At this point, it’s also a good idea to lightly toast your sliced almonds so you can garnish the biryani with them once it’s done. Lastly, set aside a handful of raisins, then you’re good to go.

All chopped up and ready to go.
All chopped up and ready to go.

It all starts with the onions

Melt some butter in a saucepan, then throw in the onions, bay leaf, cinnamon stick and cardamom pods and cook until golden. From the moment you put these ingredients into the pan, you will notice the aromas of the spices burst to life.

Who knew a dried leaf could be so useful.
Who knew a dried leaf could be so useful.

Once the onions are nice and soft, add the turmeric, chicken and a good dollop of red curry paste, mix together and cook until the chicken is somewhat done.

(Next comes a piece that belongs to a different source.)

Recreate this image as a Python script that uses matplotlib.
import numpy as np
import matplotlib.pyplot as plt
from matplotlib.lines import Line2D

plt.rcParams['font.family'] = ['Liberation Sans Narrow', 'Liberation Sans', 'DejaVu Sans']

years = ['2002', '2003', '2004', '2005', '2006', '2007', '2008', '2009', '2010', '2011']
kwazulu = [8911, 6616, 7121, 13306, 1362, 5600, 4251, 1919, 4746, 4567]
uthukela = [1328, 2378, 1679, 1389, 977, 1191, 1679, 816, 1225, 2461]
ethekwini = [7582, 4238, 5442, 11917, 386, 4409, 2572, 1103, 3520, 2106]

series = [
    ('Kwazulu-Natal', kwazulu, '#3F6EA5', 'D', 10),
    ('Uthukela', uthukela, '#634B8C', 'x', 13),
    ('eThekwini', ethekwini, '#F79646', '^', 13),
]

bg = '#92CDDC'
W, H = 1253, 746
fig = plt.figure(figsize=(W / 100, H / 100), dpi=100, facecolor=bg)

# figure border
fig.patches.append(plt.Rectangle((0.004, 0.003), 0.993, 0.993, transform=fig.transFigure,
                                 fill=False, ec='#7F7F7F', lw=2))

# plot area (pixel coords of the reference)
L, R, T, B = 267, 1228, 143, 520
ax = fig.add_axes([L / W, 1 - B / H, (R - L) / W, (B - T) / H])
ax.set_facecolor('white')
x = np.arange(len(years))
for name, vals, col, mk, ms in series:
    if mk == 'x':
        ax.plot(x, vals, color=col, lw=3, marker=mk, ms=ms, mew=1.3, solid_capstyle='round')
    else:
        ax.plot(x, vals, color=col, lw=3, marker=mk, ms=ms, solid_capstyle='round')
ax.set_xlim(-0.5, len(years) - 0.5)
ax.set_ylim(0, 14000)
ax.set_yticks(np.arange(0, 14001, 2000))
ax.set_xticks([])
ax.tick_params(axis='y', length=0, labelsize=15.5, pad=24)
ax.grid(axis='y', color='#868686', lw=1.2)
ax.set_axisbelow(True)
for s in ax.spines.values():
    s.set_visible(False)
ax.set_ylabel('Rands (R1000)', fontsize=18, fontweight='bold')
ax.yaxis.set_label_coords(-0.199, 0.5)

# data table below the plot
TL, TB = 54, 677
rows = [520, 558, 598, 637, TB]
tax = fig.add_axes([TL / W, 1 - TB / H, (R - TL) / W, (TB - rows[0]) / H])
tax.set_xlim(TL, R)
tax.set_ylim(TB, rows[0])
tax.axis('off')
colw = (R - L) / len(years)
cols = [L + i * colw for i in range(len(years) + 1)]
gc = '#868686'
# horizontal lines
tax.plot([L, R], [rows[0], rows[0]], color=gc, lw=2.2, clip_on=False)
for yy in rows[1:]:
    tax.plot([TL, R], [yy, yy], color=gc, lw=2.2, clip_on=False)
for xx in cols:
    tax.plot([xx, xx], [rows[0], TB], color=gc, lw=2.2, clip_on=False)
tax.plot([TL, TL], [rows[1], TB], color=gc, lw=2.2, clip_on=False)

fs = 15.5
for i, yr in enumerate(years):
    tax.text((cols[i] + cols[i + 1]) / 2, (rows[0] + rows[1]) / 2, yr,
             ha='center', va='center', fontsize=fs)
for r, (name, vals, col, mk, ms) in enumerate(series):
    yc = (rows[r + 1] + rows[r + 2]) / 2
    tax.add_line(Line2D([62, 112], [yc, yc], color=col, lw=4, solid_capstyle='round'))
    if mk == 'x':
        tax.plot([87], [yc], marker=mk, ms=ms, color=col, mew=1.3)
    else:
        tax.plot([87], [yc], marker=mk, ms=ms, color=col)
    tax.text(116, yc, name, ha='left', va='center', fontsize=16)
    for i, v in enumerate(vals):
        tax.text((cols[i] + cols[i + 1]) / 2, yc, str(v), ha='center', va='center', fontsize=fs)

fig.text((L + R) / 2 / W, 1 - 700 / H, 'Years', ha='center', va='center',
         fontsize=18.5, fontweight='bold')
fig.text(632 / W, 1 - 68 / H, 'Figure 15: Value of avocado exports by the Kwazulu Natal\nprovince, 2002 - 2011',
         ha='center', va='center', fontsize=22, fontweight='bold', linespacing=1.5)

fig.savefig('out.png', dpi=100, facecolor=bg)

Already starting to smell divine.
Already starting to smell divine.

By now, your kitchen will likely be consumed with the irresistible aroma of curry chicken – but hold onto your chapatis because we’re only getting started.

Getting down to business

When the chicken is nearly done, the pan is smelling amazing and you’re starting to contemplate living in India for the rest of your life, add the soaked basmati rice and raisins. Stir nice and evenly so all the rice is coated with the mixture, then pour in the chicken stock.

Feat. rice, raisins and stock.
Feat. rice, raisins and stock.

Put the lid on the pan and turn the heat to maximum, bringing the liquid to a good, steady boil. Don’t let it boil too long though – drop the heat the a minimum straight away, then let it simmer for about five minutes or so.

Watch this space.
Watch this space.

After five minutes, turn the heat off completely and let it sit and cool for a bit. Don’t sit there twiddling your thumbs though, because there’s one final step in the process.

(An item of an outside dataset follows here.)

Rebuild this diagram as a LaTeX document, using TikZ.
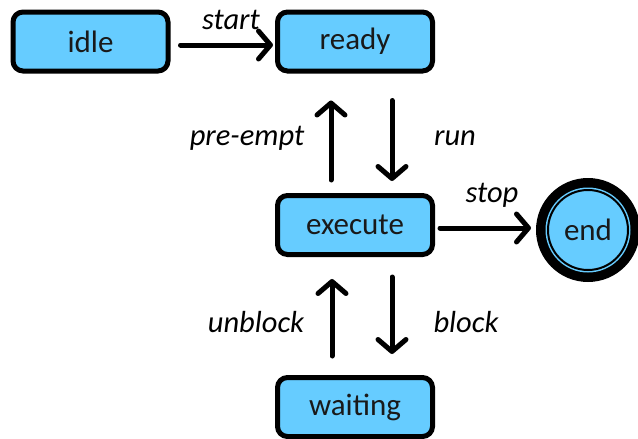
\documentclass[tikz,border=0pt]{standalone}
\usepackage{fontspec}
\setmainfont{Carlito}
\usetikzlibrary{arrows.meta}
\definecolor{boxblue}{HTML}{66CCFF}
\begin{document}
\begin{tikzpicture}[x=1pt,y=-1pt,
  state/.style={draw=black, line width=5pt, rounded corners=10pt, fill=boxblue,
    minimum width=155pt, minimum height=59pt, inner sep=0pt,
    font=\fontsize{31}{37}\selectfont, text=black!90},
  arr/.style={line width=5pt, line cap=round, line join=round,
    -{Straight Barb[length=12pt,width=28pt,line cap=round,line join=round]}},
  lbl/.style={font=\fontsize{30.5}{36}\selectfont\itshape, anchor=base, inner sep=0pt}]
\useasboundingbox (0,0) rectangle (638,439);
\node[state] (idle) at (90.5,41.5) {idle};
\node[state] (ready) at (355,41.5) {ready};
\node[state] (execute) at (355,225) {execute};
\node[state] (waiting) at (355,407) {waiting};
% end state (double circle)
\fill[black] (588,230) circle (52);
\fill[boxblue] (588,230) circle (42.5);
\node[circle, draw=black, line width=2pt, fill=boxblue, minimum size=80pt, inner sep=0pt,
  font=\fontsize{31}{37}\selectfont, text=black!90] (end) at (588,230) {end};
% connectors
\draw[arr, shorten <=10pt, shorten >=2pt] ([yshift=-3.5pt]idle.east) -- ([yshift=-3.5pt]ready.west);
\draw[arr, shorten <=13pt, shorten >=27pt] ([xshift=-24pt]execute.north) -- ([xshift=-24pt]ready.south);
\draw[arr, shorten <=27pt, shorten >=12pt] ([xshift=37pt]ready.south) -- ([xshift=37pt]execute.north);
\draw[arr, shorten <=5pt, shorten >=16pt] ([yshift=-3pt]execute.east) -- ([yshift=2pt]end.west);
\draw[arr, shorten <=19pt, shorten >=22pt] ([xshift=-23pt]waiting.north) -- ([xshift=-23pt]execute.south);
\draw[arr, shorten <=20pt, shorten >=21pt] ([xshift=37pt]execute.south) -- ([xshift=37pt]waiting.north);
% labels
\node[lbl] (lstart) at (231,30) {start};
\node[lbl] (lpre) at (247,145) {pre-empt};
\node[lbl] (lrun) at (455,145) {run};
\node[lbl] (lstop) at (492,202) {stop};
\node[lbl] (lunb) at (256,332) {unblock};
\node[lbl] (lblk) at (466,332) {block};
\end{tikzpicture}
\end{document}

Almost done and looking good!
Almost done and looking good!

Making the raita

Raita is that cool, yoghurty sauce they serve with really hot curries at Indian restaurants, and it goes perfectly with a biryani as well. It’s so simple to make it’s actually ridiculous.

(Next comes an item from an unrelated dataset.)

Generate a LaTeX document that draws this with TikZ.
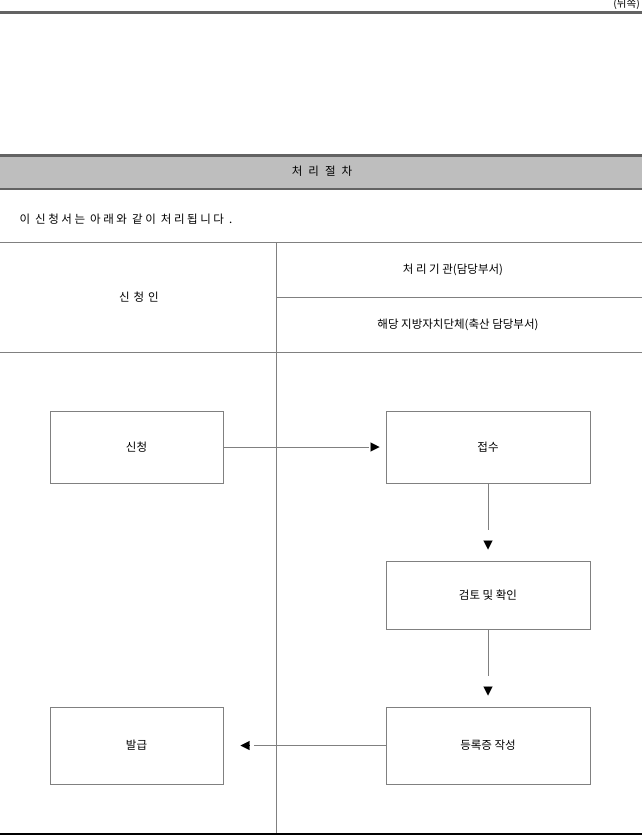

Just seed and dice half a cucumber, wringing out the excess moisture. Chop up a handful of mint leaves, then throw everything together into some plain, Greek-style yoghurt, adding salt to taste, and stir well.


That was easy.
That was easy.

Finishing touches

OK, back to the biryani. Remove the lid and give it a good stir – the rice should be soft and fluffy, not too wet and not too dry. Stir in your chopped coriander, and you’re pretty much done.

Ready to serve.
Ready to serve.

Garnish with some whole coriander leaves and toasted sliced almonds, and serve.


The end result

As I mentioned earlier, this is probably the best thing I’ve ever done in a kitchen. A perfectly cooked biryani is like a top orchestra playing on form, with each instrument playing its part in a beautiful harmony.

From the aromatic, spicy curry base and the subtle sweetness of the raisins, to the powerful tang of the coriander and the nutty, earthy flavour of the almonds, it’s amazing how one dish can pack so many senses. The cool crispness of the raita adds another element to the whole experience.

My primary school’s motto was “Act Well Your Part”. Well, all the ingredients here are acting their part pretty damn well, if you ask me.

Top tip

  • The good thing is that biryani is much easier to make than it may seem. As with any rice dish, all you really need to be careful with is how much water (or stock, in this case) you use. As a basic guideline, one litre of stock should be enough for one kilogram of rice.